SOURCE MATERIAL =>
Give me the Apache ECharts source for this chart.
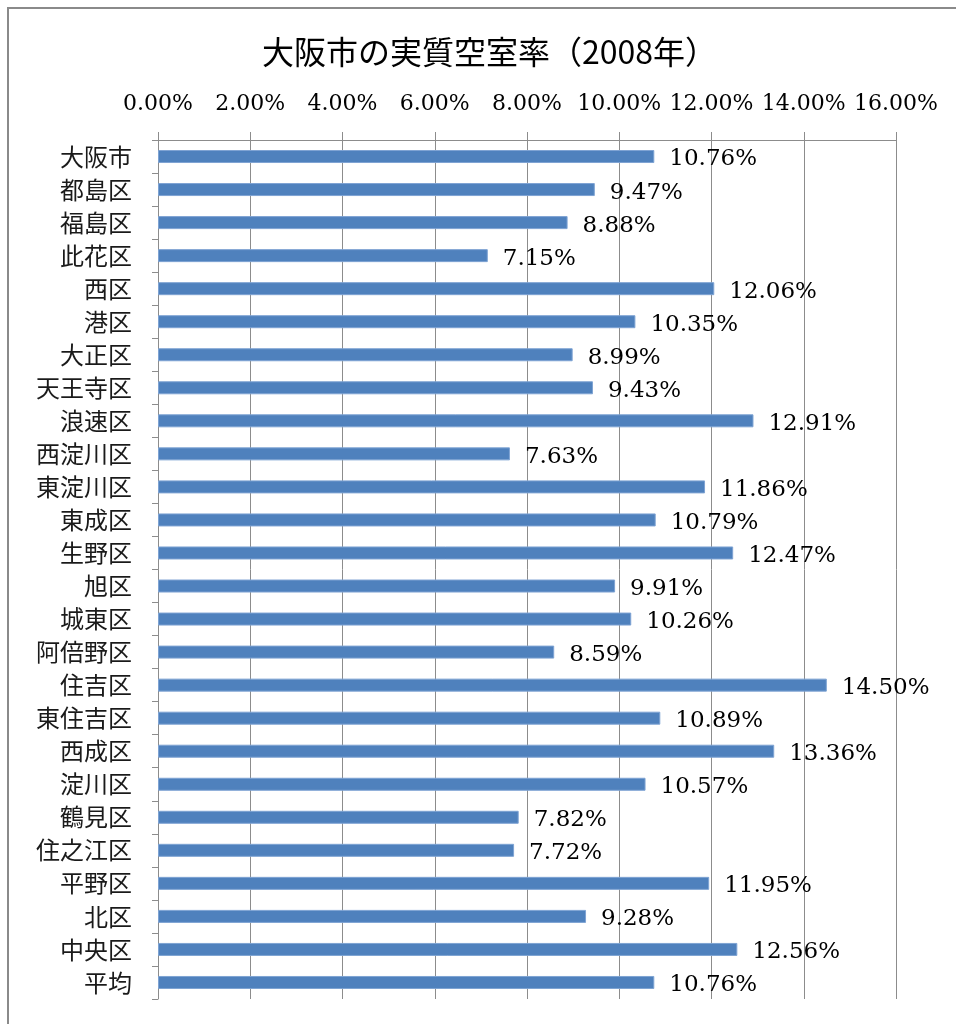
<!DOCTYPE html>
<html><head><meta charset="utf-8">
<script src="https://cdn.jsdelivr.net/npm/echarts@6/dist/echarts.min.js"></script>
<style>html,body{margin:0;padding:0;background:#fff}#c{width:956px;height:1024px}</style>
</head><body><div id="c"></div>
<script>
const titleText = '大阪市の実質空室率（2008年）';
const categories = ['大阪市','都島区','福島区','此花区','西区','港区','大正区','天王寺区','浪速区','西淀川区','東淀川区','東成区','生野区','旭区','城東区','阿倍野区','住吉区','東住吉区','西成区','淀川区','鶴見区','住之江区','平野区','北区','中央区','平均'];
const values = [10.76,9.47,8.88,7.15,12.06,10.35,8.99,9.43,12.91,7.63,11.86,10.79,12.47,9.91,10.26,8.59,14.50,10.89,13.36,10.57,7.82,7.72,11.95,9.28,12.56,10.76];
const axisMin = 0, axisMax = 16, axisStep = 2;

const chart = echarts.init(document.getElementById('c'));
chart.setOption({
  animation: false,
  backgroundColor: '#fff',
  title: {
    text: titleText, left: 257, top: 31,
    textStyle: {fontFamily: 'Noto Sans CJK JP', fontSize: 32, fontWeight: 'normal', color: '#000'}
  },
  graphic: [{
    type: 'rect', shape: {x: 8, y: 8, width: 1000, height: 1100},
    style: {fill: 'none', stroke: '#8a8a8a', lineWidth: 2}
  }],
  grid: {left: 158, right: 60, top: 140, bottom: 25},
  xAxis: {
    type: 'value', position: 'top', min: axisMin, max: axisMax, interval: axisStep,
    axisLine: {show: true, lineStyle: {color: '#8c8c8c', width: 1}},
    axisTick: {show: true, length: 8, lineStyle: {color: '#8c8c8c'}},
    splitLine: {show: true, lineStyle: {color: '#8c8c8c', width: 1}},
    axisLabel: {formatter: v => v.toFixed(2) + '%', fontFamily: 'DejaVu Serif', fontSize: 22, color: '#000', margin: 25}
  },
  yAxis: {
    type: 'category', data: categories, inverse: true,
    axisLine: {show: true, lineStyle: {color: '#8c8c8c'}},
    axisTick: {show: true, length: 6, lineStyle: {color: '#8c8c8c'}},
    axisLabel: {fontFamily: 'Noto Sans CJK JP', fontSize: 24, color: '#1a1a1a', margin: 26}
  },
  series: [{
    type: 'bar', data: values, barWidth: 13,
    itemStyle: {color: '#4F81BD', borderColor: '#7ea3d3', borderWidth: 1},
    label: {
      show: true, position: 'right', distance: 15, offset: [0, 3],
      formatter: p => p.value.toFixed(2) + '%',
      fontFamily: 'DejaVu Serif', fontSize: 23, color: '#000'
    }
  }]
});
</script></body></html>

WRITTEN INSTRUCTION => Without any pictures, reproduce the lines from the first one in the material through the line that has "const axisMin = 0, axisMax", exactly as they appear.

PROBLEM SOLUTION =>
Give me the Apache ECharts source for this chart.
<!DOCTYPE html>
<html><head><meta charset="utf-8">
<script src="https://cdn.jsdelivr.net/npm/echarts@6/dist/echarts.min.js"></script>
<style>html,body{margin:0;padding:0;background:#fff}#c{width:956px;height:1024px}</style>
</head><body><div id="c"></div>
<script>
const titleText = '大阪市の実質空室率（2008年）';
const categories = ['大阪市','都島区','福島区','此花区','西区','港区','大正区','天王寺区','浪速区','西淀川区','東淀川区','東成区','生野区','旭区','城東区','阿倍野区','住吉区','東住吉区','西成区','淀川区','鶴見区','住之江区','平野区','北区','中央区','平均'];
const values = [10.76,9.47,8.88,7.15,12.06,10.35,8.99,9.43,12.91,7.63,11.86,10.79,12.47,9.91,10.26,8.59,14.50,10.89,13.36,10.57,7.82,7.72,11.95,9.28,12.56,10.76];
const axisMin = 0, axisMax = 16, axisStep = 2;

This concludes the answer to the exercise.